Durch die Fusion mit der britischen Reckitt & Colman zur Reckitt Benckiser kamen 1999 nicht nur die Marken Clerasil und Vanish ins Portfolio, es entstand einer der größten Anbieter von Wasch- und Reinigungsmitteln. Die Familie Reimann hält noch 16Prozent am Konzern.
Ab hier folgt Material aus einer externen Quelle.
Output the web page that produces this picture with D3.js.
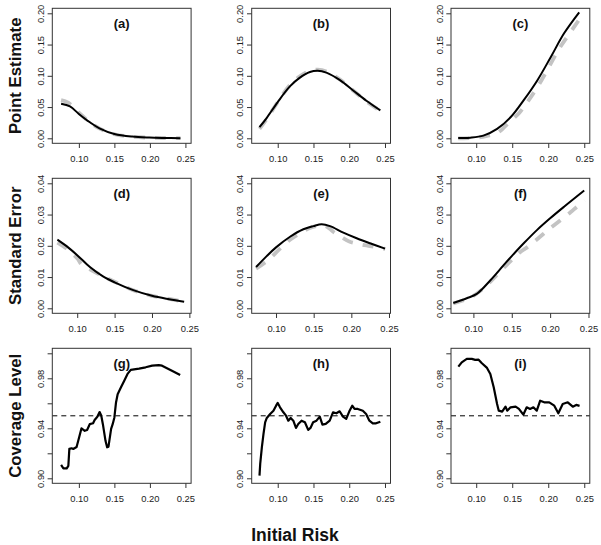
<!DOCTYPE html>
<html><head><meta charset="utf-8">
<script src="https://cdn.jsdelivr.net/npm/d3@7"></script>
<style>body{margin:0;background:#fff}svg{display:block}</style>
</head><body><svg id="c" width="601" height="545"></svg>
<script>
// ---------------- DATA ----------------
const rowTitles = ["Point Estimate", "Standard Error", "Coverage Level"];
const panelLabels = ["(a)","(b)","(c)","(d)","(e)","(f)","(g)","(h)","(i)"];
const xTicks = [0.10, 0.15, 0.20, 0.25];
const yTicksPE = [0.00, 0.05, 0.10, 0.15, 0.20];
const yTicksSE = [0.00, 0.01, 0.02, 0.03, 0.04];
const yTicksCov = [0.90, 0.92, 0.94, 0.96, 0.98, 1.00];
const yLabelsCov = [0.90, 0.94, 0.98];
const nominalCoverage = 0.95;
const xTitle = "Initial Risk";

// (a) point estimate
const aX_est = [0.075,0.0875,0.10,0.115,0.129,0.15,0.175,0.199,0.22,0.243];
const aY_est = [0.0554,0.051,0.039,0.026,0.016,0.007,0.0027,0.0011,0.0005,0.0002];
const aX_true = [0.075,0.085,0.10,0.115,0.13,0.15,0.175,0.2,0.22,0.243];
const aY_true = [0.061,0.057,0.041,0.026,0.015,0.0065,0.0025,0.001,0.0005,0.0002];
// (b)
const bX_est = [0.0745,0.0847,0.10,0.117,0.131,0.145,0.156,0.168,0.187,0.205,0.224,0.2435];
const bY_est = [0.0177,0.0328,0.058,0.083,0.097,0.106,0.108,0.105,0.093,0.077,0.060,0.0446];
const bX_true = [0.0745,0.0847,0.10,0.117,0.131,0.145,0.156,0.168,0.187,0.205,0.224,0.2435];
const bY_true = [0.015,0.031,0.058,0.085,0.099,0.108,0.110,0.107,0.094,0.077,0.059,0.044];
// (c)
const cX_est = [0.075,0.0916,0.110,0.129,0.148,0.166,0.185,0.204,0.222,0.243];
const cY_est = [0.0003,0.001,0.0043,0.015,0.034,0.061,0.093,0.131,0.168,0.2016];
const cX_true = [0.075,0.10,0.115,0.13,0.146,0.16,0.171,0.185,0.20,0.215,0.228,0.243];
const cY_true = [0.0,0.001,0.004,0.009,0.026,0.041,0.058,0.082,0.112,0.143,0.165,0.19];
// (d) standard error
const dX_est = [0.0735,0.0858,0.10,0.117,0.1345,0.15,0.175,0.20,0.223,0.243];
const dY_est = [0.0220,0.0199,0.0170,0.0132,0.0102,0.0083,0.0058,0.0040,0.0029,0.0021];
const dX_true = [0.0735,0.0858,0.10,0.106,0.117,0.135,0.15,0.175,0.20,0.223,0.245];
const dY_true = [0.021,0.0191,0.016,0.0140,0.0125,0.0102,0.0085,0.0058,0.0040,0.003,0.0021];
// (e)
const eX_est = [0.0735,0.0876,0.10,0.1186,0.1363,0.1496,0.1606,0.1717,0.1894,0.2071,0.2248,0.2447];
const eY_est = [0.0132,0.0167,0.0195,0.0229,0.0253,0.0263,0.0269,0.0263,0.0242,0.0224,0.0208,0.0191];
const eX_true = [0.0735,0.09,0.105,0.12,0.1319,0.145,0.158,0.167,0.176,0.187,0.198,0.2115,0.225,0.245];
const eY_true = [0.0127,0.0155,0.019,0.0222,0.024,0.0257,0.0265,0.0262,0.0245,0.0228,0.0213,0.0205,0.0199,0.019];
// (f)
const fX_est = [0.0738,0.0913,0.1044,0.1219,0.1394,0.15,0.1656,0.1831,0.20,0.2181,0.2444];
const fY_est = [0.0017,0.0032,0.0046,0.0089,0.0138,0.0167,0.0208,0.0251,0.0288,0.0325,0.0377];
const fX_true = [0.0738,0.085,0.10,0.115,0.13,0.145,0.16,0.17,0.185,0.1985,0.215,0.2269,0.235,0.245];
const fY_true = [0.0016,0.0024,0.0040,0.0068,0.0105,0.0143,0.0178,0.0195,0.0225,0.0253,0.0285,0.0308,0.0325,0.0345];
// (g) coverage
const gX = [0.075,0.0782,0.0829,0.0852,0.0866,0.0898,0.0921,0.0968,0.1005,0.1037,0.1083,0.1116,0.1153,0.12,0.1222,0.126,0.1292,0.1315,0.1338,0.1375,0.1398,0.1417,0.1454,0.1477,0.15,0.1523,0.1546,0.1593,0.1639,0.1685,0.1731,0.1847,0.194,0.2032,0.2125,0.2171,0.231,0.2426];
const gY = [0.9107,0.908,0.908,0.910,0.9235,0.924,0.9235,0.925,0.933,0.940,0.938,0.9387,0.9433,0.944,0.9467,0.9493,0.953,0.9503,0.9433,0.930,0.9248,0.9253,0.9395,0.9435,0.9487,0.9607,0.9673,0.9728,0.9781,0.9835,0.9867,0.9877,0.9888,0.9901,0.9905,0.9901,0.9861,0.9827];
// (h)
const hX = [0.0745,0.0755,0.0778,0.0801,0.0824,0.0847,0.0894,0.094,0.0977,0.10,0.1032,0.1079,0.1116,0.1148,0.1181,0.1218,0.1255,0.1287,0.1333,0.138,0.1426,0.1458,0.1495,0.1542,0.1588,0.1625,0.1671,0.1727,0.1773,0.182,0.1866,0.1912,0.1958,0.2005,0.2042,0.2074,0.212,0.219,0.2236,0.2282,0.2329,0.2375,0.2435];
const hY = [0.9021,0.9115,0.9248,0.9355,0.9448,0.9483,0.9515,0.9541,0.9581,0.9603,0.9568,0.9528,0.9501,0.9461,0.9483,0.9461,0.9403,0.9435,0.9461,0.9448,0.9387,0.9403,0.9448,0.9461,0.9493,0.9429,0.9435,0.9461,0.9528,0.952,0.9536,0.9493,0.9475,0.9541,0.9581,0.9555,0.9555,0.9541,0.9515,0.9461,0.944,0.944,0.9453];
// (i)
const iX = [0.0752,0.0799,0.0869,0.0939,0.0986,0.1033,0.1079,0.115,0.1196,0.1243,0.129,0.1313,0.136,0.1407,0.143,0.1477,0.1547,0.1593,0.1654,0.1701,0.1748,0.1794,0.1841,0.1888,0.1944,0.2014,0.2084,0.214,0.2201,0.2271,0.2341,0.2388,0.2435];
const iY = [0.9893,0.9928,0.9955,0.9955,0.9947,0.9949,0.992,0.9883,0.9835,0.9728,0.9595,0.9541,0.9533,0.9573,0.9541,0.9568,0.9573,0.9555,0.9509,0.9568,0.9555,0.9568,0.9541,0.9621,0.9608,0.9608,0.9581,0.952,0.9595,0.9608,0.9573,0.9587,0.9579];

// ---------------- LAYOUT ----------------
const svg = d3.select("#c");
svg.append("rect").attr("width",601).attr("height",545).attr("fill","#fff");
const colLeft = [52.3, 251.7, 451];
const rowTop = [8.3, 178.3, 348.3];
const pw = 138.8, ph = 135;
const xDomains = [[0.0626,0.258],[0.0636,0.2577],[0.065,0.2577],
                  [0.0667,0.2523],[0.0677,0.252],[0.0708,0.2517],
                  [0.0626,0.258],[0.0636,0.2577],[0.065,0.2577]];
const yDomains = [[-0.008,0.208],[-0.0016,0.0416],[0.896,1.004]];
const yTickSets = [yTicksPE, yTicksSE, yTicksCov];

const zip = (xs, ys) => xs.map((x,i)=>[x, ys[i]]);
const panels = [
  {true: zip(aX_true,aY_true), est: zip(aX_est,aY_est)},
  {true: zip(bX_true,bY_true), est: zip(bX_est,bY_est)},
  {true: zip(cX_true,cY_true), est: zip(cX_est,cY_est)},
  {true: zip(dX_true,dY_true), est: zip(dX_est,dY_est)},
  {true: zip(eX_true,eY_true), est: zip(eX_est,eY_est)},
  {true: zip(fX_true,fY_true), est: zip(fX_est,fY_est)},
  {cov: zip(gX,gY)},
  {cov: zip(hX,hY)},
  {cov: zip(iX,iY)}
];
const font = "'Liberation Sans', Arial, Helvetica, sans-serif";

panels.forEach((p, k) => {
  const r = Math.floor(k/3), c = k%3;
  const x0 = colLeft[c], y0 = rowTop[r];
  const g = svg.append("g").attr("transform", `translate(${x0},${y0})`);
  const x = d3.scaleLinear().domain(xDomains[k]).range([0, pw]);
  const y = d3.scaleLinear().domain(yDomains[r]).range([ph, 0]);

  const line = d3.line().x(d=>x(d[0])).y(d=>y(d[1]));
  if (p.true) {
    const sm = d3.line().x(d=>x(d[0])).y(d=>y(d[1])).curve(d3.curveCatmullRom.alpha(0.5));
    g.append("path").attr("d", sm(p.true)).attr("fill","none")
      .attr("stroke","#c3c3c3").attr("stroke-width",3.8).attr("stroke-dasharray","11,10");
    g.append("path").attr("d", sm(p.est)).attr("fill","none")
      .attr("stroke","#000").attr("stroke-width",2);
  } else {
    g.append("line").attr("x1",0).attr("x2",pw)
      .attr("y1",y(nominalCoverage)).attr("y2",y(nominalCoverage))
      .attr("stroke","#000").attr("stroke-width",1).attr("stroke-dasharray","5,4");
    g.append("path").attr("d", line(p.cov)).attr("fill","none")
      .attr("stroke","#000").attr("stroke-width",2.2).attr("stroke-linejoin","round");
  }

  // box
  g.append("rect").attr("x",0).attr("y",0).attr("width",pw).attr("height",ph)
    .attr("fill","none").attr("stroke","#333").attr("stroke-width",1);

  // x axis
  const xa = g.append("g").attr("transform",`translate(0,${ph})`)
    .call(d3.axisBottom(x).tickValues(xTicks).tickFormat(d3.format(".2f"))
      .tickSize(4.7).tickSizeOuter(0).tickPadding(7));
  xa.select(".domain").remove();
  xa.selectAll("line").attr("stroke","#333");
  xa.selectAll("text").attr("font-family",font).attr("font-size",9.4).attr("fill","#222");

  // y axis
  const ticks = yTickSets[r];
  const ya = g.append("g")
    .call(d3.axisLeft(y).tickValues(ticks)
      .tickFormat(v => (r===2 && !yLabelsCov.some(l=>Math.abs(l-v)<1e-9)) ? "" : d3.format(".2f")(v))
      .tickSize(4.7).tickSizeOuter(0));
  ya.select(".domain").remove();
  ya.selectAll("line").attr("stroke","#333");
  ya.selectAll("text").attr("font-family",font).attr("font-size",9.4).attr("fill","#222")
    .attr("text-anchor","middle").attr("dy",null).attr("x",null)
    .attr("transform","translate(-8.5,0) rotate(-90)");

  // panel label
  g.append("text").attr("x",pw/2).attr("y",19.5).attr("text-anchor","middle")
    .attr("font-family",font).attr("font-weight","bold").attr("font-size",13)
    .attr("fill","#111").text(panelLabels[k]);
});

rowTitles.forEach((t, r) => {
  svg.append("text").attr("transform",`translate(21,${rowTop[r]+ph/2}) rotate(-90)`)
    .attr("text-anchor","middle").attr("font-family",font).attr("font-weight","bold")
    .attr("font-size",16.8).attr("fill","#111").text(t);
});
svg.append("text").attr("x",295).attr("y",541).attr("text-anchor","middle")
  .attr("font-family",font).attr("font-weight","bold").attr("font-size",17.5)
  .attr("fill","#111").text(xTitle);
</script></body></html>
Ganz im Familienbesitz befindet sich der weltweit größte Duft- und Kosmetikhersteller Coty. Das Unternehmen vertreibt Celebrity-Parfums (der Sängerin Kylie Minogue, der Schauspielerin Sarah Jessica Parker und des Fußball-Ehepaars Victoria und David Beckham) und Designerdüfte von Calvin Klein, Davidoff und Joop. Coty hatte 2005 die Luxusparfum-Sparte des Konsumgüterkonzerns Unilever übernommen. Für 800 Mio. Dollar gingen die Parfumlizenzen für Calvin Klein, Cerruti, Vera Wang, Chloé und Lagerfeld an Coty.

Gesteuert wird das Imperium aus Österreich: Wegen der Diskussion um die Erbschaftssteuer wurde die Finanzholding Joh. A. Benckiser SE nach Österreich verlegt. 2007 wurde Labelux gegründet.

Auf einen Blick

Die britische Luxusschuhmarke Jimmy Choo wird von der deutschen Milliardärsfamilie Reimann übernommen. Sie will ihre in Österreich ansässige Holding Labelux zu einem Pendant der Luxusgüterkonzerne LVMH und PPR machen. Der Kaufpreis wird mit rund 576 Mio. Euro angegeben. Zu Labelux gehören schon Bally und Derek Lam.